Another reason for the growth of qualitative history, however, is that counting often involves substantial hard work, something which too many sports historians shy away from. They have preferred the easier (which is not the same as saying ‘easy’) qualitative methodologies. Quantification has a high research time/word output ratio: counting can be a laborious, time-consuming, often ‘tedious’ process with hours of work resulting in just one table or even a mere sentence. In the same way that academe tends to distinguish between the hard sciences (science, technology, engineering and mathematics) and the soft ones (social sciences), perhaps it is time to distinguish between the hard (quantitative) and soft (qualitative) sports history.

It could be a lack of confidence in their ability to manipulate numbers in a meaningful way that deters some sports historians from venturing into the quantitative jungle. The author can accept that some sports historians will have difficulty in coping with higher order statistical operations, but not all quantified work needs to be complicated. Even those who believe that four out of three sports historians have trouble with math should, simply by the nature of studying sport, have at least a passing acquaintance with basic statistics. Knowing whether the mean, mode or median is the most appropriate calculation to make should not be beyond most of us. Even basic percentages can improve our understanding. Descriptive statistics, suitably organised, can add to our understanding and allow a great deal of informationto be given in summary form. Moreover statistical displays can have instant, eye-catching impact.

To turn away from the use of statistics is to reject the opportunity to produce papers that provide more specific answers than gut feeling. A recent study of jockeys in the United States, undertaken by creating a data base of 4,794 jockeys, was able to show that in 1880 African-American riders were over-represented in the jockey profession (22%) relative to the proportion they occupied in the general population (13%) and that the decline in African-American jockeys over time was less precipitous than had been conventionally assumed. By use of quantitative techniques they were able to offer more precision than those historians relying on intuition, emotion and non-statistical evidence. It was meticulous counting of the occupations of 500 players from the first two decades of the Gaelic Athletic Association in Ireland using census returns, land valuations, trade directories and other sources that destroyed the foundation myth that it comprised mainly landless labourers.

There are two situations where the use of numbers is almost inevitable. Any financial information must involve figures. The other is that the establishment of growth or decline in any variable requires figures to justify the direction of change.

Yet numbers are important more generally. Measurement can allow historians to be more precise in their answers and figures can add strength to an argument by providing a statistical basis for historical assertions. Statistics can be used descriptively to set the historical scene and show the (relative) importance of a particular incident, event or theme being studied; for, example, studying the environmental impact of golf will be enhanced by a preliminary discussion in statistical terms of the number of golfers, the growth rate in participation, and the consequent rise in demand for golf facilities. Researchers should consider comparative work and look at other sports, other venues, other countries so that [they] can put [their] own case study into context and distinguish what is specific and unique from what is general and measurement is crucial for comparisons. In the author’s own work counting enabled the relative dangers of flat and jump racing to be compared via rates of injury. Associated with comparison is the issue of perspective, of putting something to do with sport in the context of non-sporting matters so that its relative importance can be gauged. It is impossible to demonstrate the economic significance of a sporting event without resort to figures. The cost of staging the 2004 summer Olympics was in the region of $20-$40 billion, equal to about one twentieth of one per cent of annual global GDP and substantially less than the $2,000 billion required to bail out US banks in 2009.

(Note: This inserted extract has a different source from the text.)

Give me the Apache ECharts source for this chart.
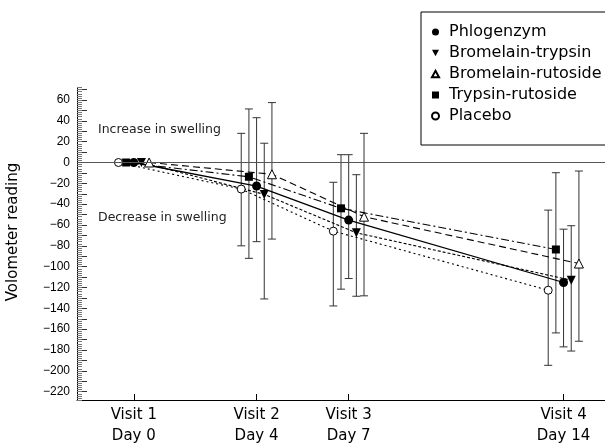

Academic sports historians appreciate statistics when they appear as lists of their citations on Google Scholar and seem capable of understanding what is meant by an ‘h-index’ and an ‘i10-index’. So why don’t they take their quantitative sense into their actual research. In modern sport, analysts would not consider the impact of a policy to increase grassroots participation or the influence of a new manager on a team’s performance without resort to measurement. So it should be when looking at the past. Moreover if non-quantitative sports historians fail to educate themselves in basic statistical techniques or methodology, they run the risk of disenfranchising themselves from a corpus of knowledge within the subject.